Isu itu mencuat setelah Tim Hukum PDIP Gayus Lumbuun mengatakan putusan Pengadilan Tata Usaha Negara atau PTUN bisa dijadikan pertimbangan oleh MPR RI untuk tidak melantik Prabowo-Gibran sebagai presiden dan wakil presiden RI.
Seperti diketahui Prabowo dan Gibran akan dilantik oleh MPR sebagai presiden dan wakil presiden RI pada 20 Oktober 2024 mendatang.
Baca juga: Pimpinan MPR Nilai Gugatan PDIP ke PTUN Tak Diperlukan, Prabowo-Gibran Tetap Dilantik 20 Oktober
Penjelasan MPR
Ketua MPR RI Bambang Soesatyo menanggapi soal wacana jegal pelantikan Prabowo-Gibran.
Menurut dia pelantikan presiden dan wakil presiden terpilih hasil Pemilu 2024 sangat sulit untuk dapat dijegal.
Mengingat aturan ihwal pelantikan presiden dan wakil presiden dalam Undang-Undang Dasar (UUD) NRI 1945 diatur sangat jelas.
"Jadi tidak ada celah untuk menunda atau membatalkan pelantikan Prabowo-Gibran karena pemilu sudah selesai, keputusan MK dan ketetapan KPU atas hasil Pilpres sudah," ujar Bamsoet usai bertemu anggota Komisi Kajian Ketatanegaraan MPR di Jakarta, Jumat (10/5/2024).

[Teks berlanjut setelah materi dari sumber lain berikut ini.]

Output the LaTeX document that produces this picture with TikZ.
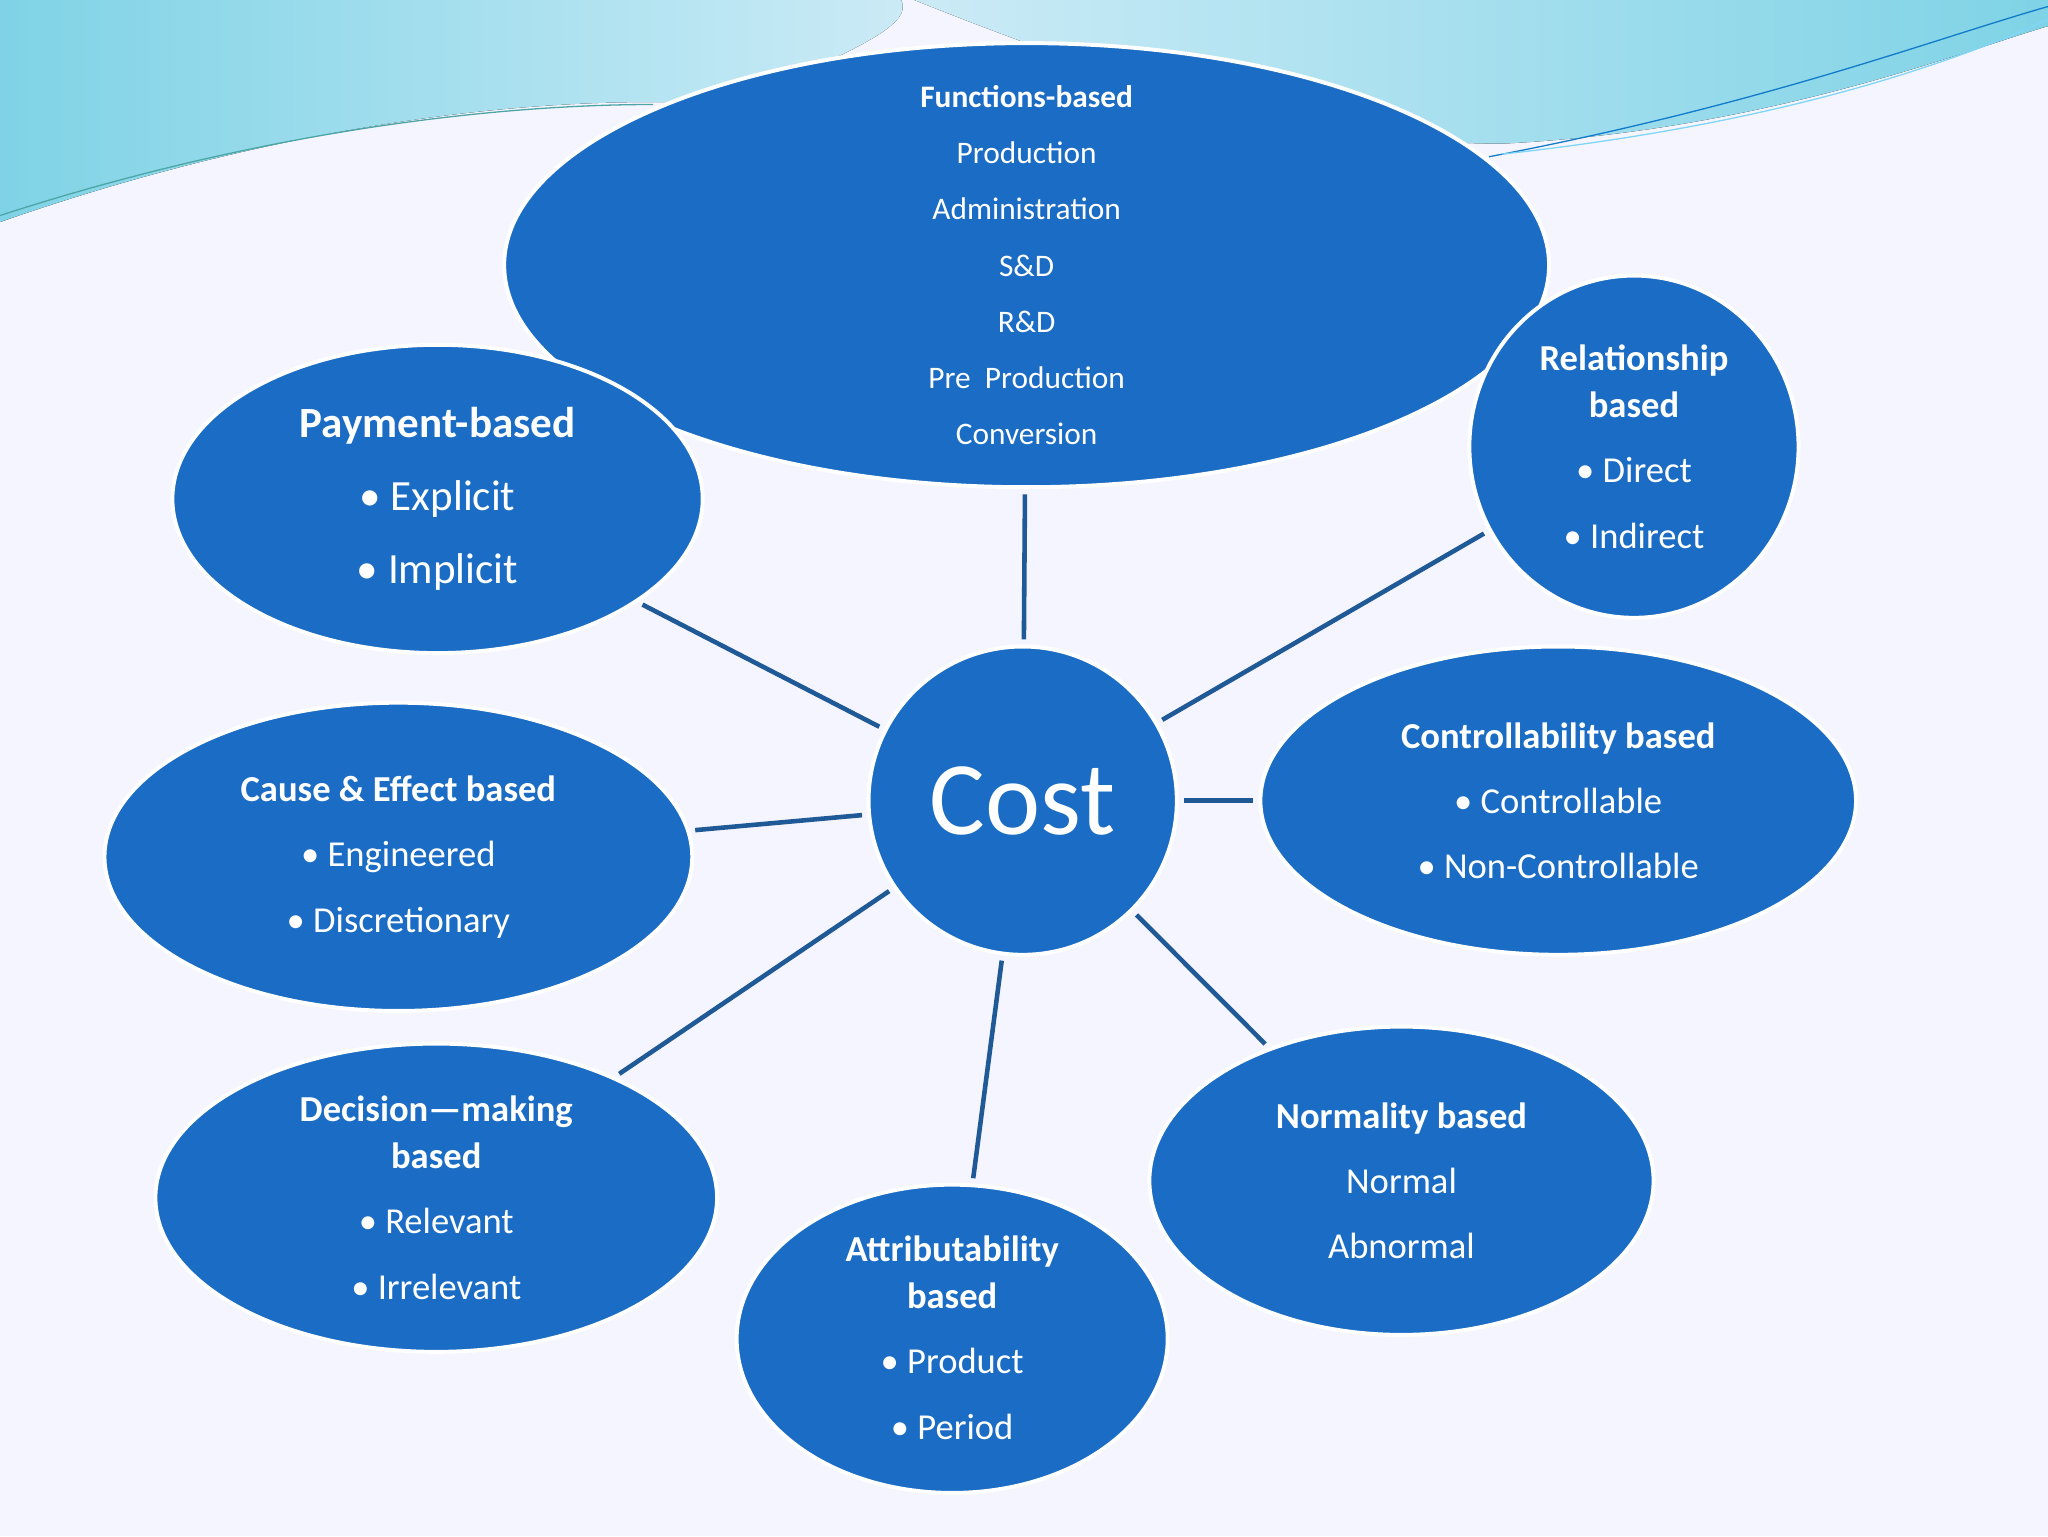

"Tahapan selanjutnya adalah pelantikan sebagaimana diatur dalam UUD 1945 pasal 9,” sambungnya.
Ia menegaskan apa yang telah diputus oleh rakyat yang berdaulat tidak boleh diganggu gugat oleh siapapun, termasuk keputusan PTUN.
Bahkan, lanjut Bamsoet, menurut hasil kajian Badan Pengkajian MPR RI dan Komisi Kajian Ketatanegaraan MPR, pasangan presiden dan wakil presiden terpilih yang sudah ditetapkan oleh Ketetapan KPU harus diperkuat dengan produk hukum konstitusi berupa Ketetapan MPR.
“Tanpa ada perdebatan lagi di MPR karena hanya bersifat administrasi," jelasnya.
Bamsoet juga menjelaskan, hasil kajian Komisi Kajian Ketatanegaraan ini sejalan dengan pandangan dan pendapat ahli hukum tata negara Yusril Izha Mahendra yang merupakan tim hukum dalam barisan Prabowo Gibran saat sidang sengketa Pilpres di Mahkamah Konsolidasi (MK).
Serta mantan Ketua MK Jimly, Asshiddiqie yang sempat menyidangkan perkara etik hakim konstitusi Anwar Usman melalui Majelis Kehormatan MK (MKMK) yang kala itu masih ad hoc.